4. Establish a Data Backup & Recovery Plan (Weeks 3–5) Ransomware attacks are useless if you can restore from clean backups. Implement 3-2-1 backups (3 copies, 2 different media, 1 offsite). Test recovery monthly. Document this for insurers.

5. Create a Written Incident Response Plan (Week 4) Document: who to contact in a breach, how to preserve evidence, notification procedures, and communication templates. Insurers expect this. Share with staff.

6. Shop for Cyber Insurance with a Broker (Weeks 5–6) Don’t buy direct. A broker (e.g., Gallagher, Marsh, or specialist SME brokers) will compare 10+ policies, negotiate premiums, and ensure coverage matches your risk profile.

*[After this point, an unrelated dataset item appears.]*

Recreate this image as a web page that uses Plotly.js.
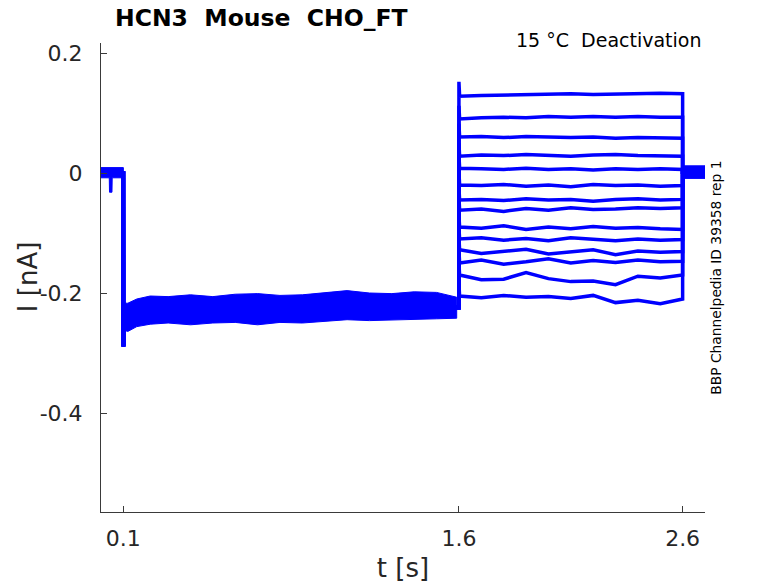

Budget £1,500–£5,000 annually depending on revenue and data volume.

7. Review & Update Annually (Ongoing) Cyber insurance isn’t “set and forget.” Review coverage each year as your business grows, your data holdings expand, and new threats emerge. Update your incident response plan and security controls in line with insurer feedback.

LOOKING FORWARD: WHAT’S NEXT FOR UK SMES

AI-powered cyber threats will only accelerate in 2026 and beyond. The NCSC predicts that AI-enabled attacks will become the norm, not the exception. For UK SMEs, this means cyber insurance is no longer optional—it’s a business necessity, much like public liability or professional indemnity.

Why Act Now:

Premiums are rising as claims increase. Waiting 12 months could cost you 20–30% more in insurance costs. Additionally, clients and regulators increasingly expect proof of cyber insurance. Early adoption positions you as a security-conscious, professionally managed business—a competitive advantage in 2026.

The future of SME cyber resilience lies in a three-pillar approach: strong security controls (MFA, backups, training), cyber insurance (financial protection), and professional support (managed IT services or outsourced security). Together, these create a robust defence against AI-powered attacks.